The Semi-final of the World Cup. Spain 2010

Wednesday was pool day and we had the terrific lunch – small squid this time which was delicious in garlic. In the early evening we first went to our cool bar, The Mandarina, to do our internet on wi-fi.It has the second best view from a ladies toilet (the first best is from the Sofitel in Melbourne) –which is the sea and the castle of Peniscola. If only the music could be changed – it is relentlessly cool.

We then trailed through the foot traffic along the front beach esplanade past the headless golden statue person and Punch n Judy et al and found our sunset bar. John had a cigar as we enjoyed rose and watched the fabulous view.

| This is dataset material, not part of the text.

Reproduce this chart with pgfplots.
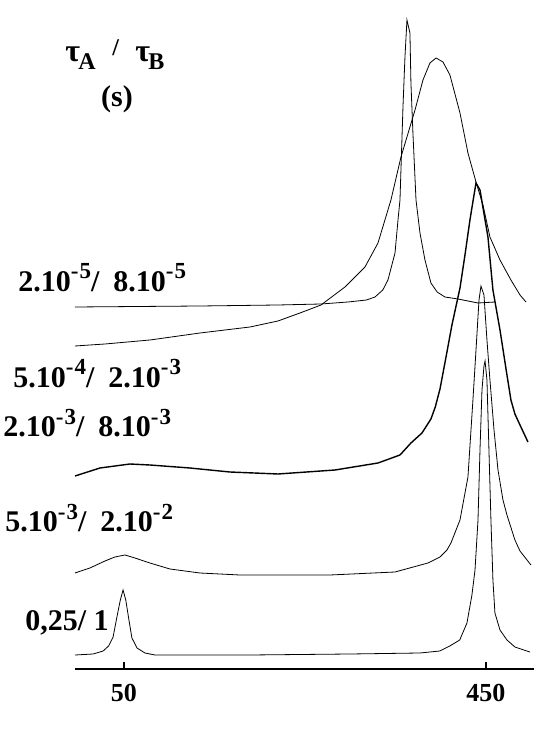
\documentclass[border=0pt]{standalone}
\usepackage{pgfplots}
\pgfplotsset{compat=1.18}
\usepackage{fontspec}
\setmainfont{Liberation Serif}
\newcommand{\sups}[1]{\raisebox{6.5pt}{\fontsize{11.5}{11.5}\selectfont #1}}
\newcommand{\lab}{\bfseries\fontsize{15}{15}\selectfont}
\begin{document}
\begin{tikzpicture}
\begin{axis}[
  at={(0,0)}, anchor=south west,
  x=0.4525pt, y=0.5pt,
  xmin=-4.1, xmax=503, ymin=0, ymax=655,
  axis x line=bottom, axis y line=none,
  axis line style={-, line width=1pt},
  xtick={50,450}, xticklabels={50,450},
  xtick align=inside, major tick length=3.5pt,
  tick style={line width=0.8pt, black},
  xticklabel style={font=\bfseries\fontsize{13}{13}\selectfont, yshift=-4pt},
  ytick=\empty,
  clip=false,
  cycle list={{black, mark=none, line width=0.7pt}},
]
% 0,25 / 1
\addplot coordinates {(-4.1,14) (16,15) (27,18) (33,23) (38,32) (42,51) (46,69) (49,79) (52,69) (55.5,49) (58.8,31) (64.4,21) (73.2,16) (84.3,14) (189,14) (300,15) (377,16) (399,18) (410,23) (421,29) (429,46) (434.5,74) (437.9,99) (441.2,149) (443.4,219) (445.6,279) (447.8,303) (449,308) (451.1,289) (453.3,219) (455.5,149) (457.7,89) (459.9,56) (465.5,39) (473.2,29) (482,22) (498.6,17)};
% 5.10-3 / 2.10-2
\addplot coordinates {(-4.1,96) (12.4,101) (29,108) (40,112) (51.1,114) (62.2,111) (78.7,106) (100.8,100) (134,96) (178,94) (277.6,94) (349.5,97) (385.9,106) (399.2,112) (406.9,119) (411.3,126) (421.3,149) (430.1,192) (435.6,269) (439,319) (442.3,369) (444.5,383) (447.8,374) (451.1,329) (454.4,289) (458.9,239) (463.3,199) (468.8,169) (473.2,154) (482,129) (487.6,118) (499.7,104)};
% 2.10-3 / 8.10-3
\addplot coordinates {(-4.1,193) (23.5,201) (56.6,205) (78.7,204) (122.9,201) (167.1,197) (220.2,195) (283.2,199) (330.7,206) (355,214) (367.1,226) (379.3,236) (389.2,250) (394,262) (399.2,280) (406.9,317) (412.4,344) (421.3,381) (426.8,414) (432.3,449) (436.8,474) (439,486) (443.4,479) (452.2,432) (457.7,379) (465.5,339) (473.2,294) (477.6,269) (482,255) (487.6,244) (496.4,227)};
% 5.10-4 / 2.10-3
\addplot coordinates {(-4.1,323) (29,325) (78.7,329) (134,336) (189.2,342) (220.2,348) (244.5,356) (267.7,364) (294.2,382) (316.3,402) (330.7,426) (345,469) (356.1,512) (371.6,559) (380.4,589) (388.1,606) (394.8,611) (402.5,607) (410.2,594) (421.3,556) (430.1,516) (439,487) (446.7,464) (454.4,432) (465.5,409) (477.6,389) (487.6,374) (494.2,367)};
% 2.10-5 / 8.10-5
\addplot coordinates {(-4.1,362) (134,363) (220.2,364) (267.7,365) (297.5,367) (318,369) (327.4,372) (336,379) (341.7,389) (349.5,416) (352.8,449) (355,469) (358.3,562) (360.5,612) (362.7,649) (366,636) (367.1,586) (369.3,536) (372.7,469) (377.1,436) (382.6,409) (389.2,386) (396,377) (404.7,372) (419.1,370) (441.2,366) (460,367)};
\end{axis}
\begin{scope}[x=0.5pt, y=-0.5pt, shift={(-37.5pt,334.5pt)}]
\path (0,0) rectangle (556,729);
% title
\node[anchor=base west, inner sep=0] at (65,62) {\bfseries\fontsize{16}{16}\selectfont τ};
\node[anchor=base west, inner sep=0] at (78,70) {\bfseries\fontsize{12}{12}\selectfont A};
\node[anchor=base west, inner sep=0] at (112,56) {\bfseries\fontsize{12}{12}\selectfont /};
\node[anchor=base west, inner sep=0] at (135,62) {\bfseries\fontsize{16}{16}\selectfont τ};
\node[anchor=base west, inner sep=0] at (148,70) {\bfseries\fontsize{12}{12}\selectfont B};
\node[inner sep=0] at (117,99.5) {\lab (s)};
% series labels
\node[anchor=base west, inner sep=0] at (18,292) {\lab 2.10\sups{-\kern0.5pt5}/\hspace{7pt}8.10\sups{-\kern0.5pt5}};
\node[anchor=base west, inner sep=0] at (13,388) {\lab 5.10\sups{-\kern0.5pt4}/\hspace{7pt}2.10\sups{-\kern0.5pt3}};
\node[anchor=base west, inner sep=0] at (3,437) {\lab 2.10\sups{-\kern0.5pt3}/\hspace{7pt}8.10\sups{-\kern0.5pt3}};
\node[anchor=base west, inner sep=0] at (5,532) {\lab 5.10\sups{-\kern0.5pt3}/\hspace{7pt}2.10\sups{-\kern0.5pt2}};
\node[anchor=base west, inner sep=0] at (25,630) {\lab 0,25/ 1};
\end{scope}
\end{tikzpicture}
\end{document}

Coming back to our car we enjoyed the buzz of the crowds in the streets and restaurants who were watching the semi-final of the World Cup. Of course they were pumped by their country playing off Germany -many were wearing the Spanish football colours.

At home John managed to get the last quarter of the match on our TV which only has German so we watched it with German commentary which was kind of weird. We happened to be on the terrace when the Spanish got their only goal. There was an amazing phenomena – a huge sound swell of the enraptured acclaim of “GOAL” which came from the darkish valley where all the folks must have been watching TV from home. It was awesome!

We are looking forward to being in the town on Sunday night for the Grand Final!